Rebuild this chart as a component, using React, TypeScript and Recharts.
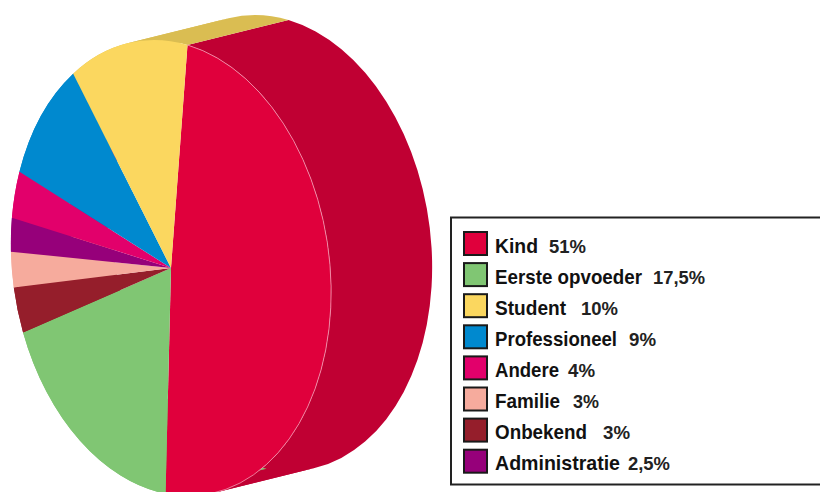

---

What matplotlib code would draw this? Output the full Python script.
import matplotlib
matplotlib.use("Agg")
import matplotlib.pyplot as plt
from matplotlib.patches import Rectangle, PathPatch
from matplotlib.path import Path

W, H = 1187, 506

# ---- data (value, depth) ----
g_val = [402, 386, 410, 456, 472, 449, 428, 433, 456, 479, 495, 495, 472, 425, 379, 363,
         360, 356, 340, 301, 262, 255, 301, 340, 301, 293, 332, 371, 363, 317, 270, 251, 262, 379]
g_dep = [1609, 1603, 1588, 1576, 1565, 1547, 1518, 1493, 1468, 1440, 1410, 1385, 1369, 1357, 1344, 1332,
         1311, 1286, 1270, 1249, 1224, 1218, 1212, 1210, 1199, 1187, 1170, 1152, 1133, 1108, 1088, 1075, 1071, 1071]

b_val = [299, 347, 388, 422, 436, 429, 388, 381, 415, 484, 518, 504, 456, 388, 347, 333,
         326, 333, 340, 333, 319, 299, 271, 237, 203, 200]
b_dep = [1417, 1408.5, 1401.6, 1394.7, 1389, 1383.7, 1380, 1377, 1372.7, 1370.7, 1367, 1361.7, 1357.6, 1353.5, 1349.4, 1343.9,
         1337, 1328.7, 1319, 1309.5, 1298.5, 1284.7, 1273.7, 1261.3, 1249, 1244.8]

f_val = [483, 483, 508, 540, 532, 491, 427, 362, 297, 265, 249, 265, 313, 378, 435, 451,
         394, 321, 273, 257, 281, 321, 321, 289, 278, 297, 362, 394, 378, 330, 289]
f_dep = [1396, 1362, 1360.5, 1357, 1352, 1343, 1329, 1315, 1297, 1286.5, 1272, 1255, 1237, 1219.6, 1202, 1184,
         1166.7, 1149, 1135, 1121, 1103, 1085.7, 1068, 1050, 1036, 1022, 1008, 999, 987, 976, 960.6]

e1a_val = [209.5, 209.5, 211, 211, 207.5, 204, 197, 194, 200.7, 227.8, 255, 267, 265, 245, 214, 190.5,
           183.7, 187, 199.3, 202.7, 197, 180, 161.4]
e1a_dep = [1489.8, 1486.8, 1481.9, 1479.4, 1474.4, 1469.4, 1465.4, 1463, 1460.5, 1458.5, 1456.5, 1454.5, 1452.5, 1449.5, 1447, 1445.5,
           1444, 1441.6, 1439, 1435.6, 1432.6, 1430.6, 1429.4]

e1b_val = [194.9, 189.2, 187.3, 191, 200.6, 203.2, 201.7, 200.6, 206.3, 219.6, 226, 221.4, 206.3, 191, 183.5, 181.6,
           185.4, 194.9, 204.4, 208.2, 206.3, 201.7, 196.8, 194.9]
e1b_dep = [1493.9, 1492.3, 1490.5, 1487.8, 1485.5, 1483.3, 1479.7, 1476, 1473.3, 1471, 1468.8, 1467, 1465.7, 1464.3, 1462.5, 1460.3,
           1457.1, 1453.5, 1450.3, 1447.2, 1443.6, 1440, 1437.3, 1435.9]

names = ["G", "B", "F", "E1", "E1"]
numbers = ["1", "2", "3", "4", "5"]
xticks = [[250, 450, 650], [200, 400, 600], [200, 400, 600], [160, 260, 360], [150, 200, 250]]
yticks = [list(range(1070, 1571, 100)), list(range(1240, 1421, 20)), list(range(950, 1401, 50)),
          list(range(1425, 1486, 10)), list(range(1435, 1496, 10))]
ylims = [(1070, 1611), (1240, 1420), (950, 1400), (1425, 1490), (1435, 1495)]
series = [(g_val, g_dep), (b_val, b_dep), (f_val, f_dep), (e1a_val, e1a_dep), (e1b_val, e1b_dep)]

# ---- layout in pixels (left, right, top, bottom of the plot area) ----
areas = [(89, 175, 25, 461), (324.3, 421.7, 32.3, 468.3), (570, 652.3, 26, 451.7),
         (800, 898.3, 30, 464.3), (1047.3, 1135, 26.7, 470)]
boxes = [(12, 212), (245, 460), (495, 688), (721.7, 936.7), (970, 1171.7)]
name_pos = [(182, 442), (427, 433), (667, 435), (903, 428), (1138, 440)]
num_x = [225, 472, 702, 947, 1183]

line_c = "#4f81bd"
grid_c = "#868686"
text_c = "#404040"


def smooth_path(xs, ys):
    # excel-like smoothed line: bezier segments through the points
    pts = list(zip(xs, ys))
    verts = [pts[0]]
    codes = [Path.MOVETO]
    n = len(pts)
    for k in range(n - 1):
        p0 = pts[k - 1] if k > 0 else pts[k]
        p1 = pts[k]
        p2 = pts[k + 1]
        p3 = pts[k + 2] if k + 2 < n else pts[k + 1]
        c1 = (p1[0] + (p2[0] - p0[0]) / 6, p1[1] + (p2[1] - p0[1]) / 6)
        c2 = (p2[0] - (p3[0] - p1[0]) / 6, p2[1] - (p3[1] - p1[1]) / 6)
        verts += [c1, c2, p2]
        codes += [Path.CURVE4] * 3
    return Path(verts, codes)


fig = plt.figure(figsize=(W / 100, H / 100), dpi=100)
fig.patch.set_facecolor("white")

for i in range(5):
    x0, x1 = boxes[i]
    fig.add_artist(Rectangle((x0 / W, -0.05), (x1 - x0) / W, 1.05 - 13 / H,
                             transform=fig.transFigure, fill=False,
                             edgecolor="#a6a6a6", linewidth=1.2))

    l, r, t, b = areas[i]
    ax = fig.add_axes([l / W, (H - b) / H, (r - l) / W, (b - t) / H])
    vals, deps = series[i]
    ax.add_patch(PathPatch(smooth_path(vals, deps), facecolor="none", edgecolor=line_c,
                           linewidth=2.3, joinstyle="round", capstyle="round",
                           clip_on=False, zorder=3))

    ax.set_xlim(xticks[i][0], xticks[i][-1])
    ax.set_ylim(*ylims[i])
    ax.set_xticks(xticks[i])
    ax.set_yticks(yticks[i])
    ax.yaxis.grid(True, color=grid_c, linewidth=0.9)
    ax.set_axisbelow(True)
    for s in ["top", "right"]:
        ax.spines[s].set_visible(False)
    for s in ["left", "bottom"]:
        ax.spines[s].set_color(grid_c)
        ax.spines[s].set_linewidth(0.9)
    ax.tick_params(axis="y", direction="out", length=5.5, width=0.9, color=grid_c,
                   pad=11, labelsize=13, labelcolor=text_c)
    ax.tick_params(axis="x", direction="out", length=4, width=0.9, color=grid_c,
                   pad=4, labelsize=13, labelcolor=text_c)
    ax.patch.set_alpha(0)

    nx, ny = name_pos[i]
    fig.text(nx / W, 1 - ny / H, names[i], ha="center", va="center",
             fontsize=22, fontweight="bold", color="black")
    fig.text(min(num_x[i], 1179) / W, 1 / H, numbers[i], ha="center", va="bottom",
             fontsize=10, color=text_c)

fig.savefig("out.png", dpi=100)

---

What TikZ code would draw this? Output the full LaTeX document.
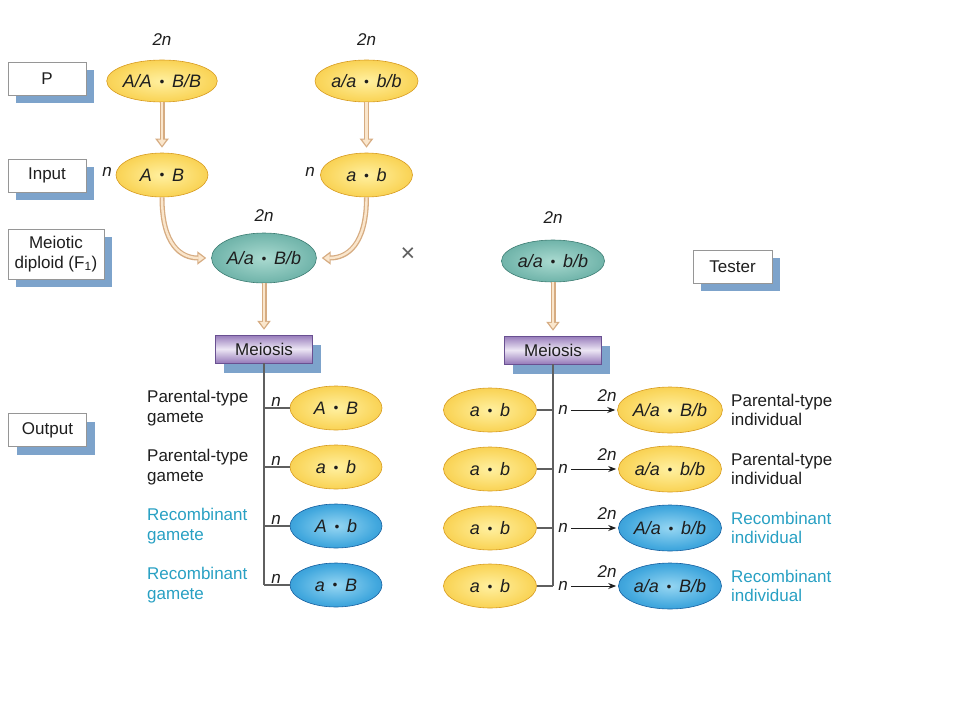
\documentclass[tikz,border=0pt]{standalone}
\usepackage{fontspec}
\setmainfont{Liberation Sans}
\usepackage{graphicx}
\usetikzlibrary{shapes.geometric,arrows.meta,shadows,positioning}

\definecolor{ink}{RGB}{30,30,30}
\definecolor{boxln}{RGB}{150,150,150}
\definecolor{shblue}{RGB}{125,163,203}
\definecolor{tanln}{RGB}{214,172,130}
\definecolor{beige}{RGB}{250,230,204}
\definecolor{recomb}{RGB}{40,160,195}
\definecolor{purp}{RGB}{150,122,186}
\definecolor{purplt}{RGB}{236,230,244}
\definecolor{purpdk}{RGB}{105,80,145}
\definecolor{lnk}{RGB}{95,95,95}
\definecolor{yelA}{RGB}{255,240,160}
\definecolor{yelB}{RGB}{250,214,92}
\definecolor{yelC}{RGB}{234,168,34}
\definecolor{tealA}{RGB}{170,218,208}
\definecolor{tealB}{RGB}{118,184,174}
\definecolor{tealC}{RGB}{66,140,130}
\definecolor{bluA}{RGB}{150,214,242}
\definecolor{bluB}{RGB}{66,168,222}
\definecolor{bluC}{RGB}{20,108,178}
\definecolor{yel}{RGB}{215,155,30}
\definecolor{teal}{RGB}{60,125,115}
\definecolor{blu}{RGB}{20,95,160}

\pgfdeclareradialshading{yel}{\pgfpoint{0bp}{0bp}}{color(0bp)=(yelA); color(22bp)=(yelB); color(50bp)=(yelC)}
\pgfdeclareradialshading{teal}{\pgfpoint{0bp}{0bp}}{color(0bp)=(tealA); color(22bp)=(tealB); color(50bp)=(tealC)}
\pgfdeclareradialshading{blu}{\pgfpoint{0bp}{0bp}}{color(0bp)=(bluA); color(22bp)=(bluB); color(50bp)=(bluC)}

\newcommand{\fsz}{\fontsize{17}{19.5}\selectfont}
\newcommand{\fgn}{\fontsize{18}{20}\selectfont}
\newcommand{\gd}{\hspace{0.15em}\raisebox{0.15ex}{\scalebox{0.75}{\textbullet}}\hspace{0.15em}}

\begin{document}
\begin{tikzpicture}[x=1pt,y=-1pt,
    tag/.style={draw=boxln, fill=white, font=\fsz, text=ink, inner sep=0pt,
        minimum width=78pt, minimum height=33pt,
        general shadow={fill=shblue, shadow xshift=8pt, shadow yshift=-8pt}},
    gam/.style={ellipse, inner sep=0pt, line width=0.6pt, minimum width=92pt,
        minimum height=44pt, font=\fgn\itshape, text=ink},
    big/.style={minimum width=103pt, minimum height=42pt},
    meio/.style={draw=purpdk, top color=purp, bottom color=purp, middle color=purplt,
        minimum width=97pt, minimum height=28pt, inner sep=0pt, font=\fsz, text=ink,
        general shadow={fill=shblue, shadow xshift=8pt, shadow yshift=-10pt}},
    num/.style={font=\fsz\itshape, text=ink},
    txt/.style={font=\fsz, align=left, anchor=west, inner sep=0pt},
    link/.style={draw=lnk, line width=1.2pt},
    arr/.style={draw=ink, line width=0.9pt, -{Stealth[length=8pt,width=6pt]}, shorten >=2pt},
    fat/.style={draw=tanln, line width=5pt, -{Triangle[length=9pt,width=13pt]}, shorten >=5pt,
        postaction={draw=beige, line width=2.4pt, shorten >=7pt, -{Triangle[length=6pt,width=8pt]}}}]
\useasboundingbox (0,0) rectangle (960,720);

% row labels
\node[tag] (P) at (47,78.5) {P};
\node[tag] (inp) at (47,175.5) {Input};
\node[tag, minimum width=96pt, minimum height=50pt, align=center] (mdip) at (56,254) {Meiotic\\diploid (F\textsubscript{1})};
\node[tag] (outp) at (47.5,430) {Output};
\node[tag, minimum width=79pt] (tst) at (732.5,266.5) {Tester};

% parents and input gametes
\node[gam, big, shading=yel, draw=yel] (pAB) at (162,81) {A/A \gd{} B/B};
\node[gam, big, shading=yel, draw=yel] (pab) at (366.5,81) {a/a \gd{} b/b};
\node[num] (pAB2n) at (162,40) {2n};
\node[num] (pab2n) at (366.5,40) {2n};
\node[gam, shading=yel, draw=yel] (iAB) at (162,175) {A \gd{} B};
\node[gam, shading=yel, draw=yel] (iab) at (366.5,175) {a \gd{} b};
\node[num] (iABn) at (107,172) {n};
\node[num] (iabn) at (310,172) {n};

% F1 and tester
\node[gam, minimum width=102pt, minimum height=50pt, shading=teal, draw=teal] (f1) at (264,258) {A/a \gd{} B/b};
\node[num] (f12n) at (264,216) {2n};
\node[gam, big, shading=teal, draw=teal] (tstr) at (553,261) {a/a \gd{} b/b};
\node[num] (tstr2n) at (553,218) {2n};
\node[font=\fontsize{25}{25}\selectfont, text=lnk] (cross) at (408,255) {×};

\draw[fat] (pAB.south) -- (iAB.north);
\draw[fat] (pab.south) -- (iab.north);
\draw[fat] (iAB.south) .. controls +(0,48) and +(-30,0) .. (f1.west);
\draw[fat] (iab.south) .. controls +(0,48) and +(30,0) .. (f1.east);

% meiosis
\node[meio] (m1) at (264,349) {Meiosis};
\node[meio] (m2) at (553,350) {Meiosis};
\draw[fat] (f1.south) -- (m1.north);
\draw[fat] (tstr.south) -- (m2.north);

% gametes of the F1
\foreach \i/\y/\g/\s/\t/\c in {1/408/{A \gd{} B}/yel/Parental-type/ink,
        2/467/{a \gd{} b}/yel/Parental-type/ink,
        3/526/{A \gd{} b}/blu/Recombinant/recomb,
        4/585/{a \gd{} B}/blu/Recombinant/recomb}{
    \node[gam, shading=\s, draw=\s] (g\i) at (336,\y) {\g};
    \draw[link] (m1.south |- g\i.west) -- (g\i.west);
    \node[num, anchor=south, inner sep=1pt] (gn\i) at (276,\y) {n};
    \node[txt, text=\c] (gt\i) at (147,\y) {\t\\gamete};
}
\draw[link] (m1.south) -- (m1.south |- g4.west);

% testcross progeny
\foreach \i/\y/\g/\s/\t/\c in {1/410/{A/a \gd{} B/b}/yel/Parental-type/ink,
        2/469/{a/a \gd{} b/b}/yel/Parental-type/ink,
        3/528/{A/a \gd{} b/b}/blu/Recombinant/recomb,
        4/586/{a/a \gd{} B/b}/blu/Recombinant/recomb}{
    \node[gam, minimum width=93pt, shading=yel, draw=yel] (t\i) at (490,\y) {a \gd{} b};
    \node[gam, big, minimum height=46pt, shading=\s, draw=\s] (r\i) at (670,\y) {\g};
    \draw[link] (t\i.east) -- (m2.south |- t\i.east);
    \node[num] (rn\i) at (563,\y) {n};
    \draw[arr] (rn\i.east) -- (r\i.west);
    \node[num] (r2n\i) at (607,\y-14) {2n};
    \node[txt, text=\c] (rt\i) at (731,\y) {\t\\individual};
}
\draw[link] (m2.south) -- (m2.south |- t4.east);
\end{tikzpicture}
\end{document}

### [Do this]
Nothing but the lines from the one with "What matplotlib code" to the one with "W, H = 1187, 506" should be echoed, both of them included, exactly as written.

### [Problem solution]
What matplotlib code would draw this? Output the full Python script.
import matplotlib
matplotlib.use("Agg")
import matplotlib.pyplot as plt
from matplotlib.patches import Rectangle, PathPatch
from matplotlib.path import Path

W, H = 1187, 506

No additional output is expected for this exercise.